Sen. Amy Klobuchar’s infrastructure plan directs the federal government to invest $650 billion in various infrastructure projects, as well as provides another $350 billion in financing systems and Build America Bonds. While Klobuchar’s plan is not widely known, there are some that would suggest that it doesn’t go far enough. The American Society of Civil Engineers argues that $1.1 trillion in investment is needed to fix our roads and bridges alone. Sen. Klobuchar’s plan, while paid for, may not be enough for just roads and bridges, let alone the rest of America’s crumbling infrastructure.
Andrew Yang and his Universal Basic Income (UBI) proposal are synonymous in this cycle. In previous debates, Mr. Yang has answered almost all of his questions with the answer that his “freedom dividend,” or an allocation of $1,000 a month to every American over the age of 18, would solve any policy challenge. In a universe where Yang is president, it is very unlikely that Republicans, and even some Democrats, would take to this idea. While Yang continues to assert that the “freedom dividend” has popular support, and his polling and fundraising numbers would suggest that it does, the proposal has its fair share of critics from both sides of the aisle. Regardless of his primary success, Yang has thrown a very little-known policy idea into the limelight, arguably his goal all along.
Rep. Tulsi Gabbard only recently qualified for tonight’s debate and is still yet to release a comprehensive economic platform. Her biggest message, holding Wall Street accountable, is a campaign pledge that includes several bills. If elected, she says she would implement a number of policies, including:
- the 21st Century Glass Steagall Act
- the Wall Street Banker Accountability for Misconduct Act
- the Return to Prudent Banking Act.
An anti-establishment candidate with a record of deviating from the Democratic norm, Gabbard enjoys support from independently-minded voters — but will it be enough to keep her afloat?
Tom Steyer has laid out three economic priorities in his “People Over Profits Economic Agenda:”
- breaking the corporate stranglehold of our government
- investing in people
- harnessing innovation and promoting competition
Known as a populist outsider whose main focus is climate change, Steyer has positioned himself as someone who can appeal to both the moderate and progressive wing of the party. While Steyer has shown some encouraging signs in recent polls, even hitting eight percent support in some early states, he has yet to gain any noteworthy attention outside of his ads calling for the president’s impeachment. To break through, Steyer will likely have to focus on the areas that distinguish himself from other progressive candidates in the field, while highlighting his populist ideas that have yet to catch fire.

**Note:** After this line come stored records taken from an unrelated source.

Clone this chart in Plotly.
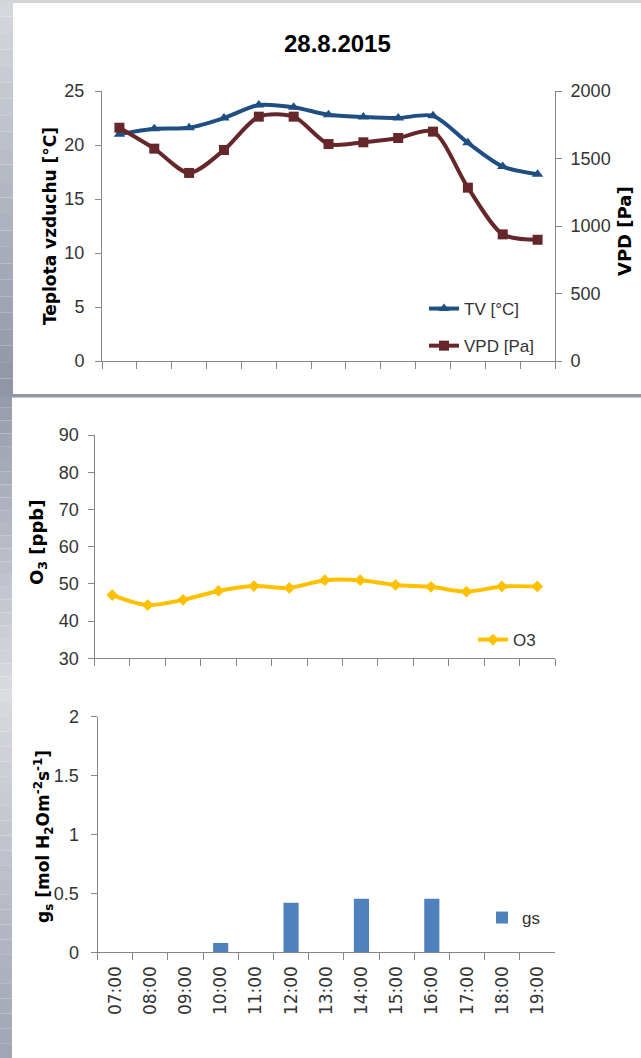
import plotly.graph_objects as go

# ---------------- data ----------------
times = ["07:00", "08:00", "09:00", "10:00", "11:00", "12:00", "13:00",
         "14:00", "15:00", "16:00", "17:00", "18:00", "19:00"]
tv = [21.0, 21.5, 21.6, 22.5, 23.7, 23.5, 22.8, 22.6, 22.5, 22.7, 20.2, 18.0, 17.3]
vpd = [1728, 1573, 1393, 1563, 1810, 1810, 1607, 1620, 1652, 1699, 1284, 938, 898]
o3 = [47.0, 44.3, 45.7, 48.1, 49.4, 48.9, 51.0, 51.0, 49.7, 49.2, 47.9, 49.3, 49.3]
gs = [None, None, None, 0.08, None, 0.42, None, 0.455, None, 0.455, None, None, None]

W, H = 641, 1058
NARROW = "Liberation Sans Narrow, Liberation Sans, Arial, sans-serif"
BOLDT = "DejaVu Sans, Verdana, sans-serif"
AX = "#868686"
TXT = "#333333"

fig = go.Figure()

fig.add_trace(go.Scatter(x=times, y=tv, name="TV [°C]", mode="lines+markers",
                         line=dict(color="#1F4E82", width=4, shape="spline", smoothing=0.8),
                         marker=dict(symbol="triangle-up", size=10, color="#1F4E82"),
                         xaxis="x", yaxis="y", legend="legend", legendgroup="a"))
fig.add_trace(go.Scatter(x=times, y=vpd, name="VPD [Pa]", mode="lines+markers",
                         line=dict(color="#66272A", width=4, shape="spline", smoothing=0.8),
                         marker=dict(symbol="square", size=10, color="#66272A"),
                         xaxis="x", yaxis="y2", legend="legend", legendgroup="b"))
fig.add_trace(go.Scatter(x=times, y=o3, name="O3", mode="lines+markers",
                         line=dict(color="#FFC000", width=4, shape="spline", smoothing=0.8),
                         marker=dict(symbol="diamond", size=9, color="#FFC000"),
                         xaxis="x2", yaxis="y3", legend="legend2"))
fig.add_trace(go.Bar(x=times, y=gs, name="gs", marker=dict(color="#4F81BD", line=dict(width=0)),
                     xaxis="x3", yaxis="y4", legend="legend3"))


def px_x(p):
    return p / W


def px_y(p):
    return 1 - p / H


xcommon = dict(type="category", showline=True, linecolor=AX, linewidth=1,
               ticks="outside", tickson="boundaries", ticklen=7, tickcolor=AX,
               showgrid=False, zeroline=False, range=[-0.5, 12.5], automargin=False,
               categoryorder="array", categoryarray=times)


def ycommon(standoff):
    return dict(showline=True, linecolor=AX, linewidth=1, ticks="outside", ticklen=6,
                tickcolor=AX, showgrid=False, zeroline=False, ticklabelstandoff=standoff,
                automargin=False,
                tickfont=dict(family=NARROW, size=18, color=TXT))


fig.update_layout(
    width=W, height=H,
    margin=dict(l=0, r=0, t=0, b=0, pad=0, autoexpand=False),
    paper_bgcolor="white", plot_bgcolor="rgba(0,0,0,0)",
    showlegend=True, barmode="group", bargap=0.57,
    xaxis=dict(domain=[px_x(102), px_x(555)], anchor="y", showticklabels=False, **xcommon),
    yaxis=dict(domain=[px_y(361), px_y(91)], range=[0, 25], dtick=5, anchor="x", **ycommon(7)),
    yaxis2=dict(overlaying="y", side="right", range=[0, 2000], dtick=500, anchor="x", **ycommon(5)),
    xaxis2=dict(domain=[px_x(94.5), px_x(555)], anchor="y3", showticklabels=False, **xcommon),
    yaxis3=dict(domain=[px_y(658.3), px_y(435)], range=[30, 90], dtick=10, anchor="x2", **ycommon(5)),
    xaxis3=dict(domain=[px_x(97.5), px_x(555)], anchor="y4", showticklabels=True, tickangle=-90,
                ticklabelstandoff=6,
                tickfont=dict(family=BOLDT, size=17, color=TXT), **xcommon),
    yaxis4=dict(domain=[px_y(952.3), px_y(716.7)], range=[0, 2], dtick=0.5, anchor="x3", **ycommon(8)),
    legend=dict(x=px_x(424), y=px_y(291), xanchor="left", yanchor="top",
                bgcolor="rgba(0,0,0,0)", font=dict(family=NARROW, size=17, color=TXT),
                traceorder="grouped", tracegroupgap=12, itemwidth=30),
    legend2=dict(x=px_x(473), y=px_y(622), xanchor="left", yanchor="top",
                 bgcolor="rgba(0,0,0,0)", font=dict(family=NARROW, size=17, color=TXT)),
    legend3=dict(x=px_x(482), y=px_y(900), xanchor="left", yanchor="top",
                 bgcolor="rgba(0,0,0,0)", font=dict(family=NARROW, size=17, color=TXT)),
)

# ---------------- background frame (slide-like) ----------------
shapes = []


def lerp(c1, c2, t):
    return "rgb(%d,%d,%d)" % tuple(round(a + (b - a) * t) for a, b in zip(c1, c2))


def strip(y0, y1, x1, ctop, cbot, n=24):
    for i in range(n):
        ya = y0 + (y1 - y0) * i / n
        yb = y0 + (y1 - y0) * (i + 1) / n
        shapes.append(dict(type="rect", xref="paper", yref="paper", layer="below",
                           x0=0, x1=px_x(x1), y0=px_y(yb), y1=px_y(ya),
                           fillcolor=lerp(ctop, cbot, (i + 0.5) / n), line=dict(width=0)))


strip(0, 395, 13, (214, 216, 221), (142, 148, 166))
strip(395, 702, 12, (150, 155, 172), (220, 221, 224))
strip(702, 1058, 12, (216, 217, 221), (160, 164, 180))
shapes.append(dict(type="rect", xref="paper", yref="paper", layer="below",
                   x0=0, x1=1, y0=px_y(3), y1=1, fillcolor="rgb(210,212,216)", line=dict(width=0)))
shapes.append(dict(type="rect", xref="paper", yref="paper", layer="below",
                   x0=0, x1=1, y0=px_y(397.5), y1=px_y(394), fillcolor="rgb(146,151,168)",
                   line=dict(width=0)))
fig.update_layout(shapes=shapes)

# ---------------- titles ----------------
ann = [
    dict(text="<b>28.8.2015</b>", x=px_x(338), y=px_y(43),
         font=dict(family=NARROW, size=24, color="#000000"), textangle=0),
    dict(text="<b>Teplota vzduchu [°C]</b>", x=px_x(50), y=px_y(226),
         font=dict(family=BOLDT, size=17, color="#000000"), textangle=-90),
    dict(text="<b>VPD [Pa]</b>", x=px_x(625), y=px_y(231),
         font=dict(family=BOLDT, size=18, color="#000000"), textangle=-90),
    dict(text="<b>O<sub>3</sub> [ppb]</b>", x=px_x(38), y=px_y(543),
         font=dict(family=BOLDT, size=18, color="#000000"), textangle=-90),
    dict(text="<b>g<sub>s</sub> [mol H<sub>2</sub>Om<sup>-2</sup>s<sup>-1</sup>]</b>",
         x=px_x(43), y=px_y(837),
         font=dict(family=BOLDT, size=17, color="#000000"), textangle=-90),
]
for a in ann:
    a.update(xref="paper", yref="paper", showarrow=False, xanchor="center", yanchor="middle")
fig.update_layout(annotations=ann)

fig.write_html("out.html", config={"displayModeBar": False},
               post_script="document.body.style.margin='0';document.body.style.overflow='hidden';")
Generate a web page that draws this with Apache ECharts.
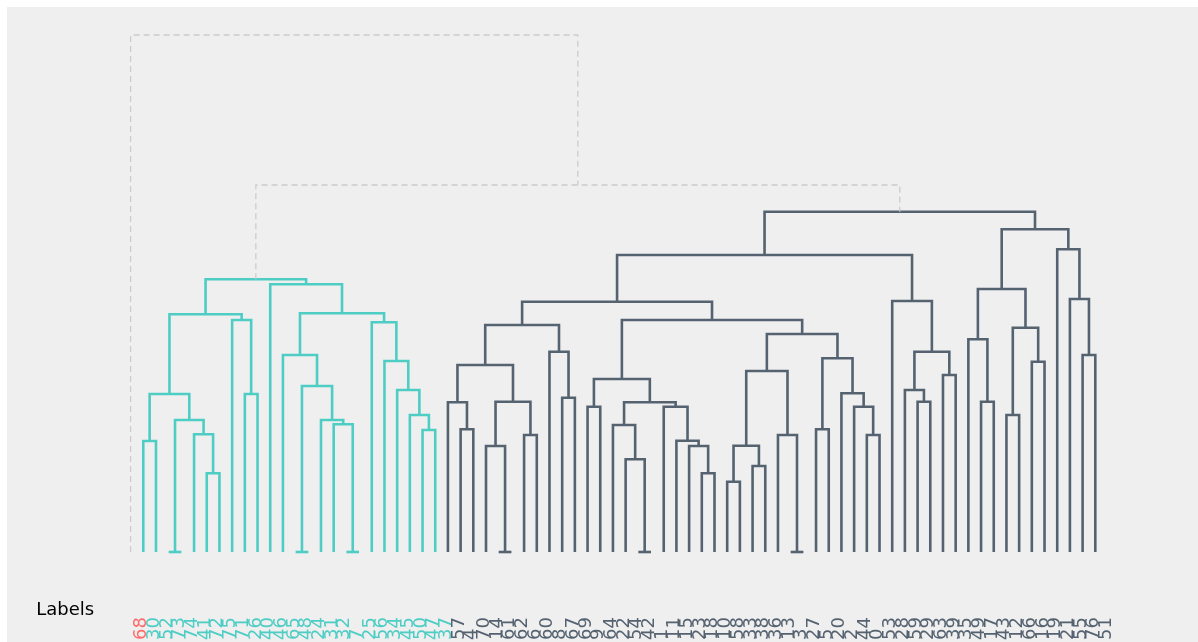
<!DOCTYPE html>
<html>
<head>
<meta charset="utf-8">
<script src="https://cdn.jsdelivr.net/npm/echarts@6/dist/echarts.min.js"></script>
<style>
html,body{margin:0;padding:0;background:#fff;overflow:hidden;}
#chart{position:absolute;left:7px;top:7px;width:1191px;height:635px;}
</style>
</head>
<body>
<div id="chart"></div>
<script>
// Leaf labels in dendrogram order
const leafLabels = ['68',
  '30','52','73','74','41','72','75','71','26','40','46','65','48','24','31','32','7','25','56','34','45','50','47','37',
  '57','4','70','14','61','62','6','60','8','67','69','9','64','22','54','42','1','11','15','23','18','10','58','33','38','36',
  '13','3','27','5','20','2','44','0','53','28','59','29','63','39','35','49','17','43','12','66','16','19','21','55','76','51'];
// Cluster of each leaf: 0 = outlier, 1 = first cluster, 2 = second cluster
const leafCluster = [0,
  1,1,1,1,1,1,1,1,1,1,1,1,1,1,1,1,1,1,1,1,1,1,1,1,
  2,2,2,2,2,2,2,2,2,2,2,2,2,2,2,2,2,2,2,2,2,2,2,2,2,2,
  2,2,2,2,2,2,2,2,2,2,2,2,2,2,2,2,2,2,2,2,2,2,2,2,2,2];
// Linkage: node ids 0..76 are leaves, merge k creates node 77+k
const mergeLeft = [1,3,6,5,78,77,9,8,82,17,16,15,13,89,12,23,22,21,20,19,91,11,85,
  26,25,29,28,31,103,101,34,33,106,36,40,39,38,45,44,43,42,113,110,47,49,120,52,51,122,54,58,57,56,126,125,119,109,
  62,61,64,135,60,133,67,66,69,71,142,141,75,74,73,145,139,99,0];
const mergeRight = [2,4,7,79,80,81,10,83,84,18,86,87,14,88,90,24,92,93,94,95,96,97,98,
  27,100,30,102,32,104,105,35,107,108,37,41,111,112,46,114,115,116,117,118,48,50,121,53,123,124,55,59,127,128,129,130,131,132,
  63,134,65,136,137,138,68,140,70,72,143,144,76,146,147,148,149,150,151];
const mergeHeight = [111,0,78.7,117.7,132,158,158,232,237.7,0,127.7,132,0,166,197,122,137,162,191,229.7,238.7,267.7,272.7,
  122.7,149.7,0,106,117,150.3,187,154.3,200.3,227,145.3,0,92.7,127,78.7,106,111.3,145.3,149.7,173,70.3,86,106.3,0,117,181,122.7,117,145.3,158.7,193.7,218,232,250.3,
  150.3,162,177,200.3,251,297,150.3,212.7,137,190.3,224.3,263,197,253,302.7,322.7,340.3,367,517];

const clusterColors = ['#cccccc', '#4ECDC4', '#556270'];
const labelColors = ['#FF6B6B', '#4ECDC4', '#556270'];

const nLeaf = leafLabels.length;
const nodeX = [], nodeH = [], nodeC = [];
for (let i = 0; i < nLeaf; i++) { nodeX[i] = i; nodeH[i] = 0; nodeC[i] = leafCluster[i]; }
const links = [];
for (let k = 0; k < mergeLeft.length; k++) {
  const a = mergeLeft[k], b = mergeRight[k], id = nLeaf + k;
  nodeX[id] = (nodeX[a] + nodeX[b]) / 2;
  nodeH[id] = mergeHeight[k];
  const c = nodeC[a] === nodeC[b] ? nodeC[a] : -1;
  nodeC[id] = c;
  links.push([nodeX[a], nodeX[b], nodeH[a], nodeH[b], mergeHeight[k], c]);
}

const chart = echarts.init(document.getElementById('chart'));
chart.setOption({
  backgroundColor: '#efefef',
  animation: false,
  grid: {left: 117.25, right: 96.35, top: 28, bottom: 32, containLabel: false, outerBoundsMode: 'none'},
  xAxis: [{
    type: 'category',
    data: leafLabels,
    boundaryGap: true,
    name: 'Labels',
    nameLocation: 'start',
    nameGap: 30,
    nameTextStyle: {fontSize: 18, color: '#000', fontFamily: 'DejaVu Sans'},
    axisLine: {show: false, onZero: false},
    axisTick: {show: false},
    splitLine: {show: false},
    axisLabel: {
      interval: 0,
      rotate: 90,
      align: 'left',
      verticalAlign: 'top',
      margin: 30,
      fontSize: 18,
      lineHeight: 22,
      fontFamily: 'DejaVu Sans',
      hideOverlap: false,
      color: function (value, index) { return labelColors[leafCluster[index]]; }
    }
  }, {
    type: 'value',
    min: -0.5,
    max: nLeaf - 0.5,
    show: false,
    splitLine: {show: false}
  }],
  yAxis: {
    type: 'value', min: -58, max: 517, show: false, splitLine: {show: false}
  },
  series: [{
    type: 'custom',
    xAxisIndex: 1,
    yAxisIndex: 0,
    clip: false,
    data: links,
    encode: {x: [0, 1], y: [2, 3, 4]},
    renderItem: function (params, api) {
      const xa = api.value(0), xb = api.value(1), ha = api.value(2), hb = api.value(3), h = api.value(4), c = api.value(5);
      const pts = [api.coord([xa, ha]), api.coord([xa, h]), api.coord([xb, h]), api.coord([xb, hb])];
      const above = c < 0;
      return {
        type: 'polyline',
        shape: {points: pts},
        style: {
          fill: null,
          stroke: above ? clusterColors[0] : clusterColors[c],
          lineWidth: above ? 1.3 : 2.6,
          lineDash: above ? [6, 4] : null,
          lineJoin: 'miter',
          lineCap: 'butt'
        }
      };
    }
  }]
});
</script>
</body>
</html>
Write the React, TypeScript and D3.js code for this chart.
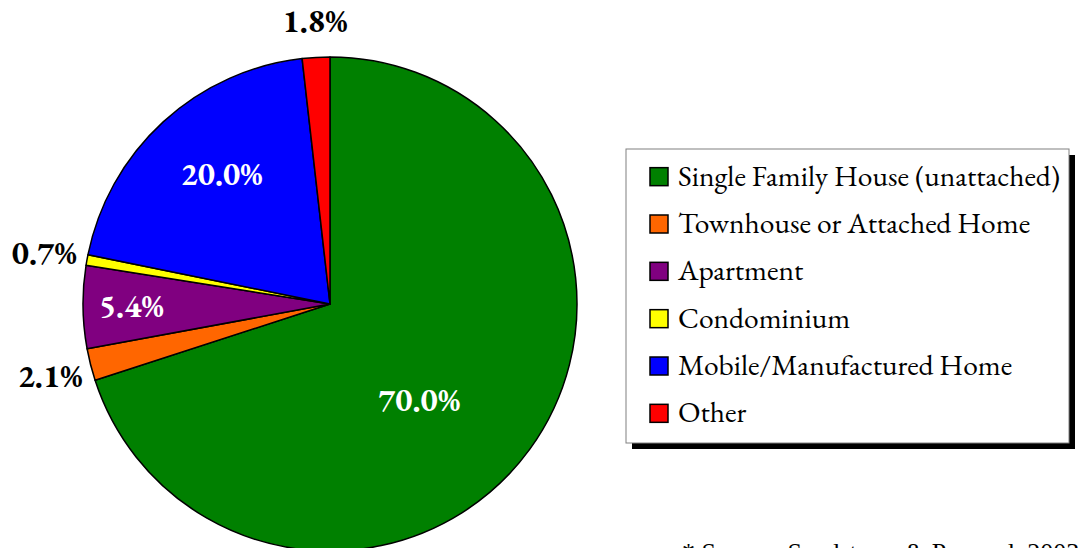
import React from 'react';
import * as d3 from 'd3';

const categories = [
  'Single Family House (unattached)',
  'Townhouse or Attached Home',
  'Apartment',
  'Condominium',
  'Mobile/Manufactured Home',
  'Other',
];
const shares = [70.0, 2.1, 5.4, 0.7, 20.0, 1.8];
const colors = ['#008000', '#FF6600', '#800080', '#FFFF00', '#0000FF', '#FF0000'];
// label placement: inside (white) or outside (black)
const labelInside = [true, false, true, false, true, false];

const W = 1078, H = 548;
const cx = 330, cy = 304, r = 247;
const garamond = '"EB Garamond"';
const times = '"Liberation Serif"';

const App = () => {
  const pie = d3.pie<number>().sort(null).value(d => d);
  const arcs = pie(shares);
  const arc = d3.arc<any>().innerRadius(0).outerRadius(r);

  // label radii / nudges tuned to the original layout (text baseline)
  const labelR = [140, 270, 200, 275, 167, 280];
  const nudge = [[-24, 25], [-18, 17], [1.5, 10.6], [-15, 9], [4.5, 4], [1, 7.5]];

  const lx = 626, ly = 149, lw = 443, lh = 294;
  const row = d3.scaleBand().domain(categories).range([ly + 5, ly + lh - 5]);

  return (
    <div style={{ position: 'absolute', left: 0, top: 0 }}>
      <svg width={W} height={H} style={{ display: 'block', background: '#fff' }}>
        <g transform={`translate(${cx},${cy})`}>
          {arcs.map((d, i) => (
            <path key={i} d={arc(d) as string} fill={colors[i]} stroke="#000" strokeWidth={1.5} strokeLinejoin="round" />
          ))}
          {arcs.map((d, i) => {
            const mid = (d.startAngle + d.endAngle) / 2;
            const x = Math.sin(mid) * labelR[i] + nudge[i][0];
            const y = -Math.cos(mid) * labelR[i] + nudge[i][1];
            return (
              <text key={'l' + i} x={x} y={y} textAnchor="middle"
                style={{ fontFamily: garamond, fontWeight: 'bold', fontSize: 32.5 }}
                fill={labelInside[i] ? '#fff' : '#000'}>
                {d3.format('.1f')(shares[i]) + '%'}
              </text>
            );
          })}
        </g>

        <rect x={lx + 6} y={ly + 6} width={lw} height={lh} fill="#000" />
        <rect x={lx} y={ly} width={lw} height={lh} fill="#fff" stroke="#808080" strokeWidth={1} />
        {categories.map((c, i) => {
          const yc = row(c)! + row.bandwidth() / 2 - 1;
          return (
            <g key={c} transform={`translate(${lx + 24},${yc})`}>
              <rect x={0} y={-9} width={18} height={18} fill={colors[i]} stroke="#000" strokeWidth={1.5} />
              <text x={28} y={9} fill="#000" style={{ fontFamily: garamond, fontSize: 29.5 }}>{c}</text>
            </g>
          );
        })}

        <text x={682} y={561} fill="#000" style={{ fontFamily: times, fontSize: 26 }}>
          * Source: Sandstrom &amp; Pazzard, 2003
        </text>
      </svg>
    </div>
  );
};

export default App;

On Nov. 6, Sen. Booker launched his “Opportunity and Justice for Every Community” plan, which directs federal funds towards rural and low-income communities, regional economic hubs, and invests in internet broadband and rural transit systems. Booker takes aim not only at alleviating the burden on middle-class and working families, but low- or no-income families, too. He does this through direct economic development investments in marginalized and struggling communities. Sen. Booker has yet to have a moment in this campaign that distinguishes himself from anyone else in the field. Though his policies seem transformative, the constituency may not be there for him in the 2020 primary race.
Vice President Joe Biden, though experiencing a recent slip in the polls, still maintains the top spot. Right on his heels, Sen. Elizabeth Warren’s brand of progressive policies and fiery rhetoric have landed her the role of the main progressive challenger. Sen. Bernie Sanders, coming up behind Sen. Warren, continues to bring in important progressive endorsements and millions of small-dollars donations. Finally, Mayor Pete Buttigieg has recently catapulted to the top of several early state polls in Iowa and New Hampshire. Clearly, presenting himself as a moderate alternative to Warren and Sanders and a younger alternative to Biden, he has been successful so far.
The chief economic policy issues debated tonight are certain to be familiar and perhaps new ground will be broken. At this point, the policy issue, positions, and differences among the candidates is clear enough that a more detailed, granular discussion is possible. Either way, we will cover it in the next update.